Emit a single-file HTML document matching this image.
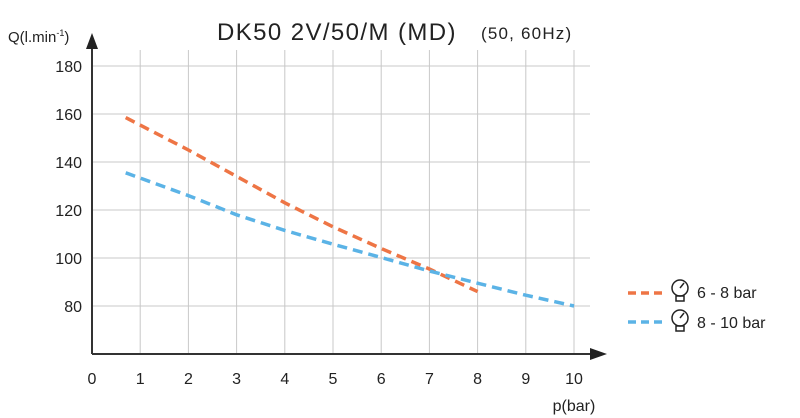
<!DOCTYPE html>
<html><head><style>body{margin:0;background:#fff}svg{display:block;font-family:"Liberation Sans",sans-serif}</style></head><body>
<svg width="800" height="418" viewBox="0 0 800 418">
<g stroke="#c8c8c8" stroke-width="1">
<line x1="140.2" y1="50" x2="140.2" y2="354"/><line x1="188.4" y1="50" x2="188.4" y2="354"/><line x1="236.6" y1="50" x2="236.6" y2="354"/><line x1="284.8" y1="50" x2="284.8" y2="354"/><line x1="333" y1="50" x2="333" y2="354"/><line x1="381.2" y1="50" x2="381.2" y2="354"/><line x1="429.4" y1="50" x2="429.4" y2="354"/><line x1="477.6" y1="50" x2="477.6" y2="354"/><line x1="525.8" y1="50" x2="525.8" y2="354"/><line x1="574" y1="50" x2="574" y2="354"/>
<line x1="92" y1="66" x2="590" y2="66"/><line x1="92" y1="114" x2="590" y2="114"/><line x1="92" y1="162" x2="590" y2="162"/><line x1="92" y1="210" x2="590" y2="210"/><line x1="92" y1="258" x2="590" y2="258"/><line x1="92" y1="306" x2="590" y2="306"/>
</g>
<g stroke="#333" stroke-width="2"><line x1="92" y1="354" x2="92" y2="44"/><line x1="92" y1="354" x2="592" y2="354"/></g>
<polygon points="92,33 86,49 98,49" fill="#222"/><polygon points="607,354 590,348 590,360" fill="#222"/>
<polyline fill="none" stroke="#ee7545" stroke-width="3.5" stroke-dasharray="10,6" points="125.7,117.6 188.4,150 236.6,176.4 284.8,202.8 333,226.8 381.2,248.5 429.4,269 477.6,291.6"/>
<polyline fill="none" stroke="#5bb3e6" stroke-width="3.5" stroke-dasharray="10,6" points="125.7,172.8 188.4,195.6 236.6,214.8 284.8,230.4 333,244.2 381.2,257.5 429.4,271 477.6,283.2 525.8,295.2 574,306"/>
<g font-size="16" fill="#222" text-anchor="end"><text x="82" y="72">180</text><text x="82" y="120">160</text><text x="82" y="168">140</text><text x="82" y="216">120</text><text x="82" y="264">100</text><text x="82" y="312">80</text></g>
<g font-size="16" fill="#222" text-anchor="middle"><text x="92" y="384">0</text><text x="140.2" y="384">1</text><text x="188.4" y="384">2</text><text x="236.6" y="384">3</text><text x="284.8" y="384">4</text><text x="333" y="384">5</text><text x="381.2" y="384">6</text><text x="429.4" y="384">7</text><text x="477.6" y="384">8</text><text x="525.8" y="384">9</text><text x="574" y="384">10</text></g>
<text x="574" y="411" font-size="16" fill="#222" text-anchor="middle">p(bar)</text>
<text x="8" y="42" font-size="15" fill="#222">Q(l.min<tspan font-size="9" dy="-6">-1</tspan><tspan dy="6">)</tspan></text>
<text x="217" y="40" font-size="24" fill="#222" letter-spacing="1.4">DK50 2V/50/M (MD)</text>
<text x="481" y="39" font-size="17" fill="#222" letter-spacing="1.2">(50, 60Hz)</text>
<line x1="628" y1="293" x2="662" y2="293" stroke="#ee7545" stroke-width="3.5" stroke-dasharray="8,5"/>
<line x1="628" y1="322" x2="662" y2="322" stroke="#5bb3e6" stroke-width="3.5" stroke-dasharray="8,5"/>
<g fill="none" stroke="#222" stroke-width="1.5"><circle cx="680" cy="288" r="8"/><line x1="680" y1="288" x2="684" y2="283"/><rect x="676" y="296" width="8" height="5"/><circle cx="680" cy="318" r="8"/><line x1="680" y1="318" x2="684" y2="313"/><rect x="676" y="326" width="8" height="5"/></g>
<text x="697" y="298" font-size="16" fill="#222">6 - 8 bar</text>
<text x="697" y="328" font-size="16" fill="#222">8 - 10 bar</text>
</svg>
</body></html>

EXERCISE: Repeat the material verbatim. Do not carry over any picture.

WRITTEN RESPONSE:
Emit a single-file HTML document matching this image.
<!DOCTYPE html>
<html><head><style>body{margin:0;background:#fff}svg{display:block;font-family:"Liberation Sans",sans-serif}</style></head><body>
<svg width="800" height="418" viewBox="0 0 800 418">
<g stroke="#c8c8c8" stroke-width="1">
<line x1="140.2" y1="50" x2="140.2" y2="354"/><line x1="188.4" y1="50" x2="188.4" y2="354"/><line x1="236.6" y1="50" x2="236.6" y2="354"/><line x1="284.8" y1="50" x2="284.8" y2="354"/><line x1="333" y1="50" x2="333" y2="354"/><line x1="381.2" y1="50" x2="381.2" y2="354"/><line x1="429.4" y1="50" x2="429.4" y2="354"/><line x1="477.6" y1="50" x2="477.6" y2="354"/><line x1="525.8" y1="50" x2="525.8" y2="354"/><line x1="574" y1="50" x2="574" y2="354"/>
<line x1="92" y1="66" x2="590" y2="66"/><line x1="92" y1="114" x2="590" y2="114"/><line x1="92" y1="162" x2="590" y2="162"/><line x1="92" y1="210" x2="590" y2="210"/><line x1="92" y1="258" x2="590" y2="258"/><line x1="92" y1="306" x2="590" y2="306"/>
</g>
<g stroke="#333" stroke-width="2"><line x1="92" y1="354" x2="92" y2="44"/><line x1="92" y1="354" x2="592" y2="354"/></g>
<polygon points="92,33 86,49 98,49" fill="#222"/><polygon points="607,354 590,348 590,360" fill="#222"/>
<polyline fill="none" stroke="#ee7545" stroke-width="3.5" stroke-dasharray="10,6" points="125.7,117.6 188.4,150 236.6,176.4 284.8,202.8 333,226.8 381.2,248.5 429.4,269 477.6,291.6"/>
<polyline fill="none" stroke="#5bb3e6" stroke-width="3.5" stroke-dasharray="10,6" points="125.7,172.8 188.4,195.6 236.6,214.8 284.8,230.4 333,244.2 381.2,257.5 429.4,271 477.6,283.2 525.8,295.2 574,306"/>
<g font-size="16" fill="#222" text-anchor="end"><text x="82" y="72">180</text><text x="82" y="120">160</text><text x="82" y="168">140</text><text x="82" y="216">120</text><text x="82" y="264">100</text><text x="82" y="312">80</text></g>
<g font-size="16" fill="#222" text-anchor="middle"><text x="92" y="384">0</text><text x="140.2" y="384">1</text><text x="188.4" y="384">2</text><text x="236.6" y="384">3</text><text x="284.8" y="384">4</text><text x="333" y="384">5</text><text x="381.2" y="384">6</text><text x="429.4" y="384">7</text><text x="477.6" y="384">8</text><text x="525.8" y="384">9</text><text x="574" y="384">10</text></g>
<text x="574" y="411" font-size="16" fill="#222" text-anchor="middle">p(bar)</text>
<text x="8" y="42" font-size="15" fill="#222">Q(l.min<tspan font-size="9" dy="-6">-1</tspan><tspan dy="6">)</tspan></text>
<text x="217" y="40" font-size="24" fill="#222" letter-spacing="1.4">DK50 2V/50/M (MD)</text>
<text x="481" y="39" font-size="17" fill="#222" letter-spacing="1.2">(50, 60Hz)</text>
<line x1="628" y1="293" x2="662" y2="293" stroke="#ee7545" stroke-width="3.5" stroke-dasharray="8,5"/>
<line x1="628" y1="322" x2="662" y2="322" stroke="#5bb3e6" stroke-width="3.5" stroke-dasharray="8,5"/>
<g fill="none" stroke="#222" stroke-width="1.5"><circle cx="680" cy="288" r="8"/><line x1="680" y1="288" x2="684" y2="283"/><rect x="676" y="296" width="8" height="5"/><circle cx="680" cy="318" r="8"/><line x1="680" y1="318" x2="684" y2="313"/><rect x="676" y="326" width="8" height="5"/></g>
<text x="697" y="298" font-size="16" fill="#222">6 - 8 bar</text>
<text x="697" y="328" font-size="16" fill="#222">8 - 10 bar</text>
</svg>
</body></html>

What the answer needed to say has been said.